For a more scientific purchase process, you need to:
- De-risk it with trials and demos.
- Lighten the research load with helpful content and tools.
- Support prospects online, over the phone and in person.
And for less critical investments, you need to:
- Get creative with your communications – it’s okay to entertain!
- Make personal connections with buyers at every touchpoint.
- Be the easiest to buy from.
Some of that might sound obvious. But it’s amazing how often we cruise right past common sense – and how handy it can be to have a smarter model for thinking small.
60-second SME segmentation guide
- Understand business needs: Do some qualitative research – focus groups, one-to-one interviews – to pinpoint the issues faced by a cross-section of businesses in your market. You’ll get a clearer picture of their different needs, preferences, attitudes and behaviours.

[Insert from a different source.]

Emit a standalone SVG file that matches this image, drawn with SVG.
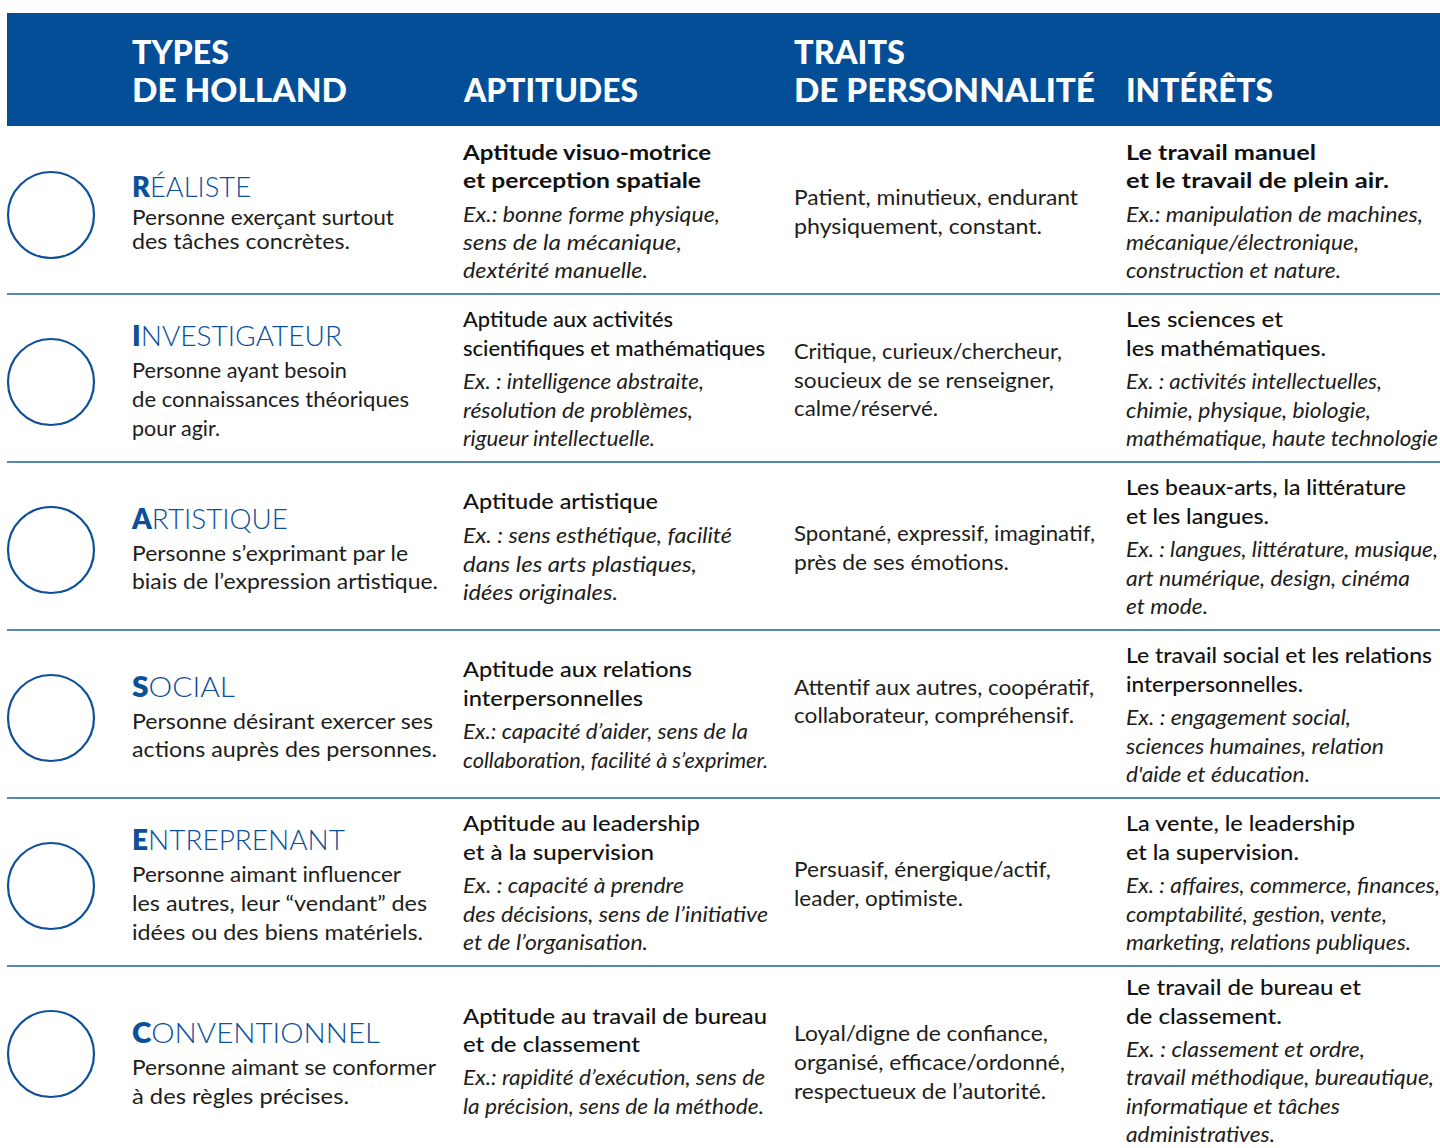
<svg xmlns="http://www.w3.org/2000/svg" width="1440" height="1148" viewBox="0 0 1440 1148">
<style>
text{font-family:Lato,"Noto Sans","Liberation Sans",sans-serif;}
.h{font-size:33px;font-weight:900;fill:#ffffff;}
.t{font-size:28px;font-weight:300;fill:#0c4f9b;}
.t tspan{font-weight:800;}
.b{font-size:21.5px;fill:#1d1d1b;}
.s{font-size:21.5px;font-weight:500;fill:#111111;}
.s1{font-size:21.5px;font-weight:700;fill:#111111;}
.i{font-size:21.5px;font-style:italic;fill:#1d1d1b;}
.c{fill:#ffffff;stroke:#0c4f9b;stroke-width:2.2;}
.r{stroke:#1c5ea8;stroke-width:1.6;}
</style>
<rect width="1440" height="1148" fill="#ffffff"/>
<g id="header">
<rect x="7" y="13" width="1433" height="113" fill="#044e98"/>
<text class="h" x="132" y="64" textLength="97" lengthAdjust="spacingAndGlyphs">TYPES</text>
<text class="h" x="132" y="102" textLength="215" lengthAdjust="spacingAndGlyphs">DE HOLLAND</text>
<text class="h" x="464" y="102" textLength="174" lengthAdjust="spacingAndGlyphs">APTITUDES</text>
<text class="h" x="794" y="64" textLength="111" lengthAdjust="spacingAndGlyphs">TRAITS</text>
<text class="h" x="794" y="102" textLength="301" lengthAdjust="spacingAndGlyphs">DE PERSONNALITÉ</text>
<text class="h" x="1126" y="102" textLength="147" lengthAdjust="spacingAndGlyphs">INTÉRÊTS</text>
</g>
<g id="rules">
<line class="r" x1="7" y1="294" x2="1440" y2="294"/>
<line class="r" x1="7" y1="462" x2="1440" y2="462"/>
<line class="r" x1="7" y1="630" x2="1440" y2="630"/>
<line class="r" x1="7" y1="798" x2="1440" y2="798"/>
<line class="r" x1="7" y1="966" x2="1440" y2="966"/>
</g>
<g id="realiste">
<circle class="c" cx="51" cy="215" r="43"/>
<text class="t" x="132" y="197" textLength="119" lengthAdjust="spacingAndGlyphs"><tspan>R</tspan>ÉALISTE</text>
<text class="b" x="132" y="225" textLength="262" lengthAdjust="spacingAndGlyphs">Personne exerçant surtout</text>
<text class="b" x="132" y="249" textLength="218" lengthAdjust="spacingAndGlyphs">des tâches concrètes.</text>
<text class="s1" x="463" y="160" textLength="248" lengthAdjust="spacingAndGlyphs">Aptitude visuo-motrice</text>
<text class="s1" x="463" y="188" textLength="238" lengthAdjust="spacingAndGlyphs">et perception spatiale</text>
<text class="i" x="463" y="222" textLength="257" lengthAdjust="spacingAndGlyphs">Ex.: bonne forme physique,</text>
<text class="i" x="463" y="250" textLength="219" lengthAdjust="spacingAndGlyphs">sens de la mécanique,</text>
<text class="i" x="463" y="278" textLength="185" lengthAdjust="spacingAndGlyphs">dextérité manuelle.</text>
<text class="b" x="794" y="205" textLength="284" lengthAdjust="spacingAndGlyphs">Patient, minutieux, endurant</text>
<text class="b" x="794" y="234" textLength="248" lengthAdjust="spacingAndGlyphs">physiquement, constant.</text>
<text class="s1" x="1126" y="160" textLength="190" lengthAdjust="spacingAndGlyphs">Le travail manuel</text>
<text class="s1" x="1126" y="188" textLength="263" lengthAdjust="spacingAndGlyphs">et le travail de plein air.</text>
<text class="i" x="1126" y="222" textLength="297" lengthAdjust="spacingAndGlyphs">Ex.: manipulation de machines,</text>
<text class="i" x="1126" y="250" textLength="233" lengthAdjust="spacingAndGlyphs">mécanique/électronique,</text>
<text class="i" x="1126" y="278" textLength="215" lengthAdjust="spacingAndGlyphs">construction et nature.</text>
</g>
<g id="investigateur">
<circle class="c" cx="51" cy="382" r="43"/>
<text class="t" x="132" y="346" textLength="210" lengthAdjust="spacingAndGlyphs"><tspan>I</tspan>NVESTIGATEUR</text>
<text class="b" x="132" y="378" textLength="215" lengthAdjust="spacingAndGlyphs">Personne ayant besoin</text>
<text class="b" x="132" y="407" textLength="277" lengthAdjust="spacingAndGlyphs">de connaissances théoriques</text>
<text class="b" x="132" y="436" textLength="88" lengthAdjust="spacingAndGlyphs">pour agir.</text>
<text class="s" x="463" y="327" textLength="210" lengthAdjust="spacingAndGlyphs">Aptitude aux activités</text>
<text class="s" x="463" y="356" textLength="302" lengthAdjust="spacingAndGlyphs">scientifiques et mathématiques</text>
<text class="i" x="463" y="389" textLength="241" lengthAdjust="spacingAndGlyphs">Ex. : intelligence abstraite,</text>
<text class="i" x="463" y="418" textLength="230" lengthAdjust="spacingAndGlyphs">résolution de problèmes,</text>
<text class="i" x="463" y="446" textLength="192" lengthAdjust="spacingAndGlyphs">rigueur intellectuelle.</text>
<text class="b" x="794" y="359" textLength="268" lengthAdjust="spacingAndGlyphs">Critique, curieux/chercheur,</text>
<text class="b" x="794" y="388" textLength="260" lengthAdjust="spacingAndGlyphs">soucieux de se renseigner,</text>
<text class="b" x="794" y="416" textLength="144" lengthAdjust="spacingAndGlyphs">calme/réservé.</text>
<text class="s" x="1126" y="327" textLength="157" lengthAdjust="spacingAndGlyphs">Les sciences et</text>
<text class="s" x="1126" y="356" textLength="200" lengthAdjust="spacingAndGlyphs">les mathématiques.</text>
<text class="i" x="1126" y="389" textLength="256" lengthAdjust="spacingAndGlyphs">Ex. : activités intellectuelles,</text>
<text class="i" x="1126" y="418" textLength="245" lengthAdjust="spacingAndGlyphs">chimie, physique, biologie,</text>
<text class="i" x="1126" y="446" textLength="312" lengthAdjust="spacingAndGlyphs">mathématique, haute technologie</text>
</g>
<g id="artistique">
<circle class="c" cx="51" cy="550" r="43"/>
<text class="t" x="132" y="529" textLength="156" lengthAdjust="spacingAndGlyphs"><tspan>A</tspan>RTISTIQUE</text>
<text class="b" x="132" y="561" textLength="276" lengthAdjust="spacingAndGlyphs">Personne s’exprimant par le</text>
<text class="b" x="132" y="589" textLength="306" lengthAdjust="spacingAndGlyphs">biais de l’expression artistique.</text>
<text class="s" x="463" y="509" textLength="195" lengthAdjust="spacingAndGlyphs">Aptitude artistique</text>
<text class="i" x="463" y="543" textLength="269" lengthAdjust="spacingAndGlyphs">Ex. : sens esthétique, facilité</text>
<text class="i" x="463" y="572" textLength="234" lengthAdjust="spacingAndGlyphs">dans les arts plastiques,</text>
<text class="i" x="463" y="600" textLength="155" lengthAdjust="spacingAndGlyphs">idées originales.</text>
<text class="b" x="794" y="541" textLength="301" lengthAdjust="spacingAndGlyphs">Spontané, expressif, imaginatif,</text>
<text class="b" x="794" y="570" textLength="215" lengthAdjust="spacingAndGlyphs">près de ses émotions.</text>
<text class="s" x="1126" y="495" textLength="280" lengthAdjust="spacingAndGlyphs">Les beaux-arts, la littérature</text>
<text class="s" x="1126" y="524" textLength="143" lengthAdjust="spacingAndGlyphs">et les langues.</text>
<text class="i" x="1126" y="557" textLength="312" lengthAdjust="spacingAndGlyphs">Ex. : langues, littérature, musique,</text>
<text class="i" x="1126" y="586" textLength="284" lengthAdjust="spacingAndGlyphs">art numérique, design, cinéma</text>
<text class="i" x="1126" y="614" textLength="82" lengthAdjust="spacingAndGlyphs">et mode.</text>
</g>
<g id="social">
<circle class="c" cx="51" cy="718" r="43"/>
<text class="t" x="132" y="697" textLength="103" lengthAdjust="spacingAndGlyphs"><tspan>S</tspan>OCIAL</text>
<text class="b" x="132" y="729" textLength="301" lengthAdjust="spacingAndGlyphs">Personne désirant exercer ses</text>
<text class="b" x="132" y="757" textLength="305" lengthAdjust="spacingAndGlyphs">actions auprès des personnes.</text>
<text class="s" x="463" y="677" textLength="229" lengthAdjust="spacingAndGlyphs">Aptitude aux relations</text>
<text class="s" x="463" y="706" textLength="180" lengthAdjust="spacingAndGlyphs">interpersonnelles</text>
<text class="i" x="463" y="739" textLength="285" lengthAdjust="spacingAndGlyphs">Ex.: capacité d’aider, sens de la</text>
<text class="i" x="463" y="768" textLength="305" lengthAdjust="spacingAndGlyphs">collaboration, facilité à s’exprimer.</text>
<text class="b" x="794" y="695" textLength="300" lengthAdjust="spacingAndGlyphs">Attentif aux autres, coopératif,</text>
<text class="b" x="794" y="723" textLength="280" lengthAdjust="spacingAndGlyphs">collaborateur, compréhensif.</text>
<text class="s" x="1126" y="663" textLength="306" lengthAdjust="spacingAndGlyphs">Le travail social et les relations</text>
<text class="s" x="1126" y="692" textLength="177" lengthAdjust="spacingAndGlyphs">interpersonnelles.</text>
<text class="i" x="1126" y="725" textLength="225" lengthAdjust="spacingAndGlyphs">Ex. : engagement social,</text>
<text class="i" x="1126" y="754" textLength="258" lengthAdjust="spacingAndGlyphs">sciences humaines, relation</text>
<text class="i" x="1126" y="782" textLength="184" lengthAdjust="spacingAndGlyphs">d'aide et éducation.</text>
</g>
<g id="entreprenant">
<circle class="c" cx="51" cy="886" r="43"/>
<text class="t" x="132" y="850" textLength="213" lengthAdjust="spacingAndGlyphs"><tspan>E</tspan>NTREPRENANT</text>
<text class="b" x="132" y="882" textLength="269" lengthAdjust="spacingAndGlyphs">Personne aimant influencer</text>
<text class="b" x="132" y="911" textLength="295" lengthAdjust="spacingAndGlyphs">les autres, leur “vendant” des</text>
<text class="b" x="132" y="940" textLength="291" lengthAdjust="spacingAndGlyphs">idées ou des biens matériels.</text>
<text class="s" x="463" y="831" textLength="237" lengthAdjust="spacingAndGlyphs">Aptitude au leadership</text>
<text class="s" x="463" y="860" textLength="191" lengthAdjust="spacingAndGlyphs">et à la supervision</text>
<text class="i" x="463" y="893" textLength="221" lengthAdjust="spacingAndGlyphs">Ex. : capacité à prendre</text>
<text class="i" x="463" y="922" textLength="305" lengthAdjust="spacingAndGlyphs">des décisions, sens de l’initiative</text>
<text class="i" x="463" y="950" textLength="185" lengthAdjust="spacingAndGlyphs">et de l’organisation.</text>
<text class="b" x="794" y="877" textLength="257" lengthAdjust="spacingAndGlyphs">Persuasif, énergique/actif,</text>
<text class="b" x="794" y="906" textLength="169" lengthAdjust="spacingAndGlyphs">leader, optimiste.</text>
<text class="s" x="1126" y="831" textLength="229" lengthAdjust="spacingAndGlyphs">La vente, le leadership</text>
<text class="s" x="1126" y="860" textLength="173" lengthAdjust="spacingAndGlyphs">et la supervision.</text>
<text class="i" x="1126" y="893" textLength="314" lengthAdjust="spacingAndGlyphs">Ex. : affaires, commerce, finances,</text>
<text class="i" x="1126" y="922" textLength="261" lengthAdjust="spacingAndGlyphs">comptabilité, gestion, vente,</text>
<text class="i" x="1126" y="950" textLength="285" lengthAdjust="spacingAndGlyphs">marketing, relations publiques.</text>
</g>
<g id="conventionnel">
<circle class="c" cx="51" cy="1054" r="43"/>
<text class="t" x="132" y="1043" textLength="248" lengthAdjust="spacingAndGlyphs"><tspan>C</tspan>ONVENTIONNEL</text>
<text class="b" x="132" y="1075" textLength="304" lengthAdjust="spacingAndGlyphs">Personne aimant se conformer</text>
<text class="b" x="132" y="1104" textLength="217" lengthAdjust="spacingAndGlyphs">à des règles précises.</text>
<text class="s" x="463" y="1024" textLength="304" lengthAdjust="spacingAndGlyphs">Aptitude au travail de bureau</text>
<text class="s" x="463" y="1052" textLength="177" lengthAdjust="spacingAndGlyphs">et de classement</text>
<text class="i" x="463" y="1085" textLength="302" lengthAdjust="spacingAndGlyphs">Ex.: rapidité d’exécution, sens de</text>
<text class="i" x="463" y="1114" textLength="301" lengthAdjust="spacingAndGlyphs">la précision, sens de la méthode.</text>
<text class="b" x="794" y="1041" textLength="254" lengthAdjust="spacingAndGlyphs">Loyal/digne de confiance,</text>
<text class="b" x="794" y="1070" textLength="271" lengthAdjust="spacingAndGlyphs">organisé, efficace/ordonné,</text>
<text class="b" x="794" y="1099" textLength="252" lengthAdjust="spacingAndGlyphs">respectueux de l’autorité.</text>
<text class="s" x="1126" y="995" textLength="235" lengthAdjust="spacingAndGlyphs">Le travail de bureau et</text>
<text class="s" x="1126" y="1024" textLength="156" lengthAdjust="spacingAndGlyphs">de classement.</text>
<text class="i" x="1126" y="1057" textLength="239" lengthAdjust="spacingAndGlyphs">Ex. : classement et ordre,</text>
<text class="i" x="1126" y="1085" textLength="308" lengthAdjust="spacingAndGlyphs">travail méthodique, bureautique,</text>
<text class="i" x="1126" y="1114" textLength="214" lengthAdjust="spacingAndGlyphs">informatique et tâches</text>
<text class="i" x="1126" y="1142" textLength="149" lengthAdjust="spacingAndGlyphs">administratives.</text>
</g>
</svg>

- Quantify these needs: Do some quantitative research to find out how many companies have these needs and how much of a priority they are.
- Identify potential target segments: Conduct a cluster analysis looking at groups that share common characteristics.
- Decide which segments to focus on: Carry out a market segment assessment based on the size and value of the segment, market share analysis, competitive landscape and market addressability (whether you can identify and target the segment easily).
- Build target customer personas for each segment: Use everything you’ve learnt to build 3D profiles of each target that can inform your communications strategy.